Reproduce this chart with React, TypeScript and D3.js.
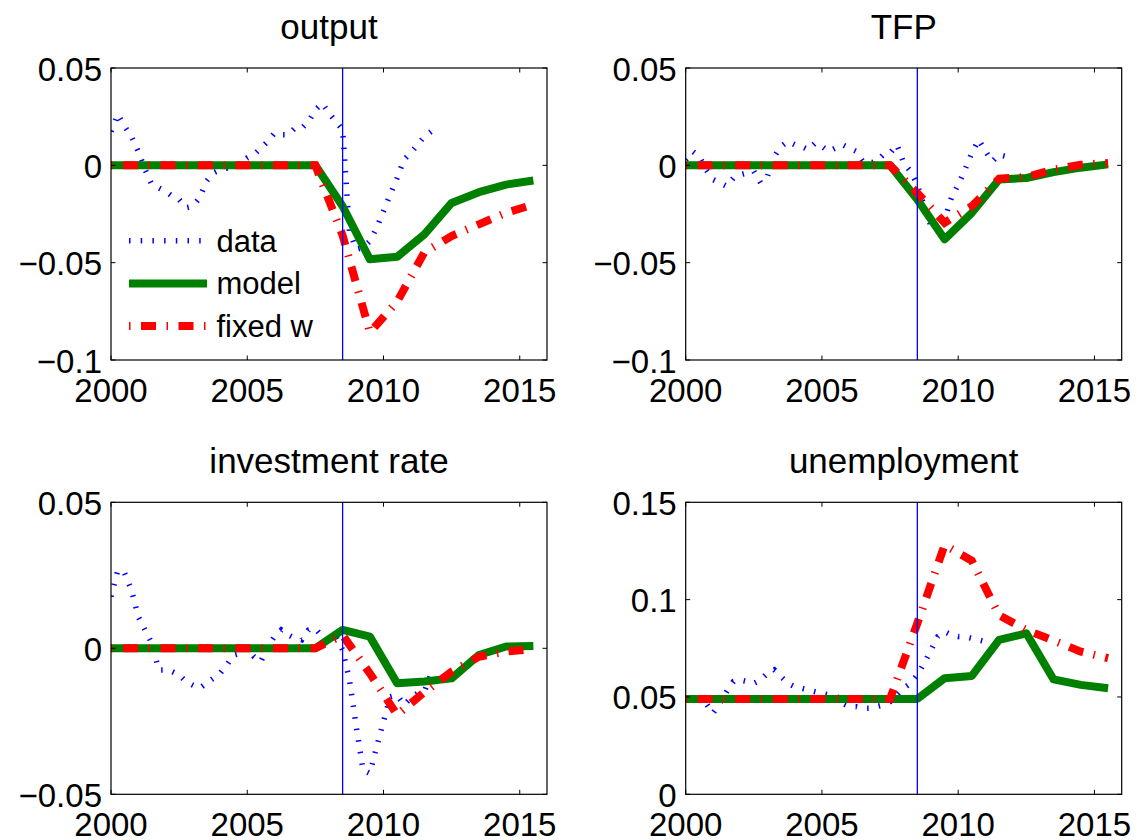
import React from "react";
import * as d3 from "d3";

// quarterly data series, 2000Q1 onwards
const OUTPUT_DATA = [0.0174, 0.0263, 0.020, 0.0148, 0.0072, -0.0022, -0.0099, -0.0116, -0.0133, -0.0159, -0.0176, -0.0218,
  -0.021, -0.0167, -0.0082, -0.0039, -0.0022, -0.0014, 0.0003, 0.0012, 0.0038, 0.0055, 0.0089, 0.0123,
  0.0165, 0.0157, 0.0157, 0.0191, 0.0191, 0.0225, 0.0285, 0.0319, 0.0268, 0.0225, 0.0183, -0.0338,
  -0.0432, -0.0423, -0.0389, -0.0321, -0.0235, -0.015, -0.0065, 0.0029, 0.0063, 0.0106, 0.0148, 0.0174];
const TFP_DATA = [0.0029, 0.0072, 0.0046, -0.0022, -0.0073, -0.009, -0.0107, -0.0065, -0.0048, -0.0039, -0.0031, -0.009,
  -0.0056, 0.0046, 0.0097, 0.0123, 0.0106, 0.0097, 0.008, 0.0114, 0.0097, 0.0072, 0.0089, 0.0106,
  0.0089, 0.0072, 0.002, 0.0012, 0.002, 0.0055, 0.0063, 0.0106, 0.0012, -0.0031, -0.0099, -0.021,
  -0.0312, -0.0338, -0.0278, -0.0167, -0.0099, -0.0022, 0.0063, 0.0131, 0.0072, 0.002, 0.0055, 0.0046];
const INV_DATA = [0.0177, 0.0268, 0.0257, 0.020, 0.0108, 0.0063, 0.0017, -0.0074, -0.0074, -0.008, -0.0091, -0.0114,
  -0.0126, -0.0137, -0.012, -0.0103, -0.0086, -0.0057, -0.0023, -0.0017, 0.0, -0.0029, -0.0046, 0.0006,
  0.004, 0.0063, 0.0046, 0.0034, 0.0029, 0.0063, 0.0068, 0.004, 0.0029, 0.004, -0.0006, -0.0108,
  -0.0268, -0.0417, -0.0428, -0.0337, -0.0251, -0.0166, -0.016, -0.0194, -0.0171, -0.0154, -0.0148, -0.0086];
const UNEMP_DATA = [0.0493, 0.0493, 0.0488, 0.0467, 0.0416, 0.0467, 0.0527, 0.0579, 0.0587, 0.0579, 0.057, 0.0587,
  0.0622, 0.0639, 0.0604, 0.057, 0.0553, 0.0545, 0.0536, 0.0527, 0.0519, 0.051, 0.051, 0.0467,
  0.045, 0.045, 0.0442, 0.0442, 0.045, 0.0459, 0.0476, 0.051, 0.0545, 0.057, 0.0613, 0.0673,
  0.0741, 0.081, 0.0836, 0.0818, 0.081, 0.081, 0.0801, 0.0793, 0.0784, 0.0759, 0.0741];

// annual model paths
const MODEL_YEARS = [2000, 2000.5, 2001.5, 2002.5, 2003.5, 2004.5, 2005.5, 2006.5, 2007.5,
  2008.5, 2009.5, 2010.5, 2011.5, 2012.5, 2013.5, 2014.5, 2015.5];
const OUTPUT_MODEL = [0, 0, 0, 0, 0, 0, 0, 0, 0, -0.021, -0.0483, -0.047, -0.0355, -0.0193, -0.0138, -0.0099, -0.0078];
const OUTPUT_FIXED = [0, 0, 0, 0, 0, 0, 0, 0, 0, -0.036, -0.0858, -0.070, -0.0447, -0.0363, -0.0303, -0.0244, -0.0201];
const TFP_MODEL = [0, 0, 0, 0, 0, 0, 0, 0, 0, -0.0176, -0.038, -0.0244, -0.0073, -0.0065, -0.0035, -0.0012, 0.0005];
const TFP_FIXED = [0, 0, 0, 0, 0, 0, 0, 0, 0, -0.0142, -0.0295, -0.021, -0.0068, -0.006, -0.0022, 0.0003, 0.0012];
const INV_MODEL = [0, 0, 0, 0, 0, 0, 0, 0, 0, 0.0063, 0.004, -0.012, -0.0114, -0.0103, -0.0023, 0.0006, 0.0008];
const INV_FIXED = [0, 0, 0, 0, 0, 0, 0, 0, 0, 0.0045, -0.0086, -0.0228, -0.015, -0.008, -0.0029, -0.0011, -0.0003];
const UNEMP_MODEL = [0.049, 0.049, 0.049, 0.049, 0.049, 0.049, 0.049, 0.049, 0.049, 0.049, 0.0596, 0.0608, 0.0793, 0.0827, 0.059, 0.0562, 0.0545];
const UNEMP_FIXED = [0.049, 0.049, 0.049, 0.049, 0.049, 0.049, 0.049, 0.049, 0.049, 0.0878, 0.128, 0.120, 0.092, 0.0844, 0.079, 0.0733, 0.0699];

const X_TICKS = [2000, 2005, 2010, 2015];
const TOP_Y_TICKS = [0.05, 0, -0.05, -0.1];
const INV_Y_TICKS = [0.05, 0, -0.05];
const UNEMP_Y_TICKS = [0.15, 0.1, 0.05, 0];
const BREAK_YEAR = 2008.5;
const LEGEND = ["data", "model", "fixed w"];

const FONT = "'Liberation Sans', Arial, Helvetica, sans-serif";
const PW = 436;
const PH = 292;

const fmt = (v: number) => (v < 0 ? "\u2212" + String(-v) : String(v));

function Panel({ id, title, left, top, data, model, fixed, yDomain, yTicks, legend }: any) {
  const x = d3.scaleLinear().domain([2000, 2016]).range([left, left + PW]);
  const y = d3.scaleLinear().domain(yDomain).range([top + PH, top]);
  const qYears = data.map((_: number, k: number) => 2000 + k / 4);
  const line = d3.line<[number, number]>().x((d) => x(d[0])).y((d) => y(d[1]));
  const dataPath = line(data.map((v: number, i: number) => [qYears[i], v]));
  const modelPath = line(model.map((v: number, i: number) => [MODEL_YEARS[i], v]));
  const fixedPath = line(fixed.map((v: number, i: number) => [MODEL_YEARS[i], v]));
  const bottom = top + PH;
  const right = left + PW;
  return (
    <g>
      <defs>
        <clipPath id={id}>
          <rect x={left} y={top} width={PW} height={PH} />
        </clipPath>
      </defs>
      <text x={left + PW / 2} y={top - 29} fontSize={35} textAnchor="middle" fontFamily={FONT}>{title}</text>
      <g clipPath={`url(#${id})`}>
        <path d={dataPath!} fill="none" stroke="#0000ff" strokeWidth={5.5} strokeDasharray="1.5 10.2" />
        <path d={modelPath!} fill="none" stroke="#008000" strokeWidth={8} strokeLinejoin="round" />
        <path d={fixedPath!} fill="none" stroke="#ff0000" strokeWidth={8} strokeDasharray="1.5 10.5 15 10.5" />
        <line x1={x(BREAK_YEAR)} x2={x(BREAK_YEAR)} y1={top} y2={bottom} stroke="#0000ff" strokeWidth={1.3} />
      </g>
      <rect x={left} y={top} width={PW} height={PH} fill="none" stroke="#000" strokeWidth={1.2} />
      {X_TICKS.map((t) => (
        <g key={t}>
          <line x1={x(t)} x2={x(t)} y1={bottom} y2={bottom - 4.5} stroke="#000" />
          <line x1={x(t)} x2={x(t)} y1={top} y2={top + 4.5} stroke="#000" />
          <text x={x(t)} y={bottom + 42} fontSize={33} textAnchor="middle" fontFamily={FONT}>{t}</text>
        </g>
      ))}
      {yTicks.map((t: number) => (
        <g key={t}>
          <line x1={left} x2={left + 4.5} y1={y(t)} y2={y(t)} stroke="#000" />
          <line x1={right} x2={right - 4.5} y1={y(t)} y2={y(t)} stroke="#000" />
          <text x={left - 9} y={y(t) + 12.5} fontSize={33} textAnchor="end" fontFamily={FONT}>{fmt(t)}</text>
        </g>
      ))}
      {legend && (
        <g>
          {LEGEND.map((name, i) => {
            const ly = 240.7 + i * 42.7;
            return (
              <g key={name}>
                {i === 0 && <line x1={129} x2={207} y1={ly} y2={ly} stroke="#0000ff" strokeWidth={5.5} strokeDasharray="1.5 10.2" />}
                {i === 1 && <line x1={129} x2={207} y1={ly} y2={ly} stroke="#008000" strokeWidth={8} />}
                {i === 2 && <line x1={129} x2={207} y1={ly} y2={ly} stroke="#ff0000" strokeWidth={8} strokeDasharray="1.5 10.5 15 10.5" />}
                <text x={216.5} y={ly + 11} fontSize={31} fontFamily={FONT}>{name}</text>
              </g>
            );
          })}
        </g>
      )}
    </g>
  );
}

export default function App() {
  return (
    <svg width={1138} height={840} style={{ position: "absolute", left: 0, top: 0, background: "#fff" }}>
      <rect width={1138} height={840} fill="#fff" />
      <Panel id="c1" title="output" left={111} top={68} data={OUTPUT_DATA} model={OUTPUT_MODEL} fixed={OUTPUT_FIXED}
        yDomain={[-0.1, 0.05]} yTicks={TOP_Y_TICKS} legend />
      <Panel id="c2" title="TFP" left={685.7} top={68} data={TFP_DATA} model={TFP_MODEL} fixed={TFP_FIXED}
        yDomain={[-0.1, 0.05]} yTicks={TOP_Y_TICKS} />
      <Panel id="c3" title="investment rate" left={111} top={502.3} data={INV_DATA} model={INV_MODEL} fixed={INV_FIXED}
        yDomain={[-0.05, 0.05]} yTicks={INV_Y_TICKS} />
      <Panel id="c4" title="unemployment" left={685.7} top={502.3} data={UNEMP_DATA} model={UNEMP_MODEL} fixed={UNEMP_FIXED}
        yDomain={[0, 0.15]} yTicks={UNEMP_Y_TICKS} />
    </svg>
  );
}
══════════
## Instruction
Would you reproduce the lines above, from the very first through the line containing "import * as", exactly and without the pictures?

## Response to this task
Reproduce this chart with React, TypeScript and D3.js.
import React from "react";
import * as d3 from "d3";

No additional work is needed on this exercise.